Lighting setups were required to cover both the sun-drenched Africa veldt and inside tents at night. Whitehead’s style is, he says, “minimalist. I tend to start with practicals and natural light and figure out how to augment from there. I'm not one for perfect 3pt lighting in every setup, it's very stagey.” The package included two 18K HMIs to fill day exteriors, or to recreate the sun during rare overcast moments, as well as 20-foot square frames for diffusion and bounces. “The cherrypickers only came out at night to create moonscapes,” Whitehead notes, though he preferred, as ever, to minimise the artificial light where modifiers would work instead. “I like to avoid 18Ks on a sunny day. I like shaping the available light better, I find it more flattering.”

Exteriors, of course, involved more space than any production could hope to light, and, as Whitehead puts it, the key became blocking and staging. “It was a constant debate on set how to stage the scenes. Obviously I like keeping the sun at the back, on a hard African sunlit day. It's much harder to front or side light. Everything went to back or side light, then I shaped the front. In combination with the telephoto look, it created that classic Journey Home kind of look. Like an episode of Lassie or something like that.”

Occasionally, Whitehead used what he describes as “a sky blue bounce. The makeup was simulating sunburn after a while, they paint them red. But the African soil is red and by the time we had all that red, it was overbearingly red, so I kept my bounces colder.” Likewise, the bold beams which define the cave scene were actual sunlight. “To get that pool of light we didn't use an 18K, you can't shoot an 18K straight down. We used a mirror board. That's real evening sunlight.”

There wasn’t even a need to use smoke: “it was just a dusty cave! I am a big fan of atmos but on Richard’s movies I don't tend to use it that much. He likes a very clean picture. I'm shooting this movie now, the classic Lifetime romance, and they would be very upset if you hazed up their set. They want the ultra-clean look. A lot of their audience watch on bad TVs in the Midwest in America. They want the image very clean to start with.”

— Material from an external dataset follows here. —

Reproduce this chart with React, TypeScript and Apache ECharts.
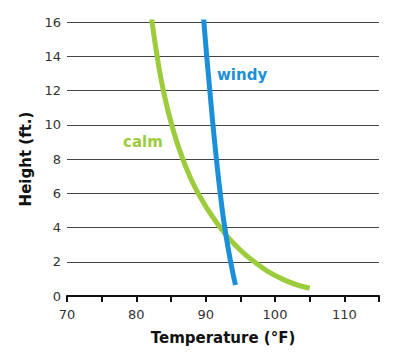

The film is punctuated by details of Africa that other productions might have delegated to a second unit, but Whitehead was often able to capture them between takes. “I'd see various animals and things and I'd zoom in and grab a shot. It's useful to Richard to have that B-roll. Normally, if you did that, you'd have to tell the script supervisor, who would have to tell the director, who would have to bring it up with editorial, who would have to figure out how to catalogue it. It would create a whole big conversation and the conclusion would be ‘this is too much hassle, don't do it!’” The freedom to work in this way was, Whitehead feels, “a little bit documentary. It reminds me of being that kid at sixteen who went out with his Pentax K1000 to shoot beautiful stuff that's interesting. There's a freedom to that.”

The image audiences will see is replete with a golden warmth that Whitehead says was “fully by intention.” The production was graded by Rob Evans at Technicolor Toronto. “I thought he did a great job grading it,” Whitehead goes on. “We only saw him three times. Once to set some looks, once in the middle and once at the end to set some notes on it. Some colorists are disappointing, if you work with them like that you don't get what you want, but he got that gold look really well. It was a pleasure to watch.”

An Elephant’s Journey was released to 725 screens in the United States, and picked up by Lions Gate. “There's a lot of things about this movie that Richard likes,” Whitehead concludes. “He likes warmth. Even his last movie here in Canada, when it's a cold rainy day in Canada it's blue! But he likes a warm palette, he likes telephoto lenses, he likes that look. If you look back to how people lensed things in the 80s it's like that. If you look at a trailer and it's warm and beautiful and striking… it's almost a throwback to classic movies of that genre… and working with Richard I've done a lot of animal movies. And that elephant was great!”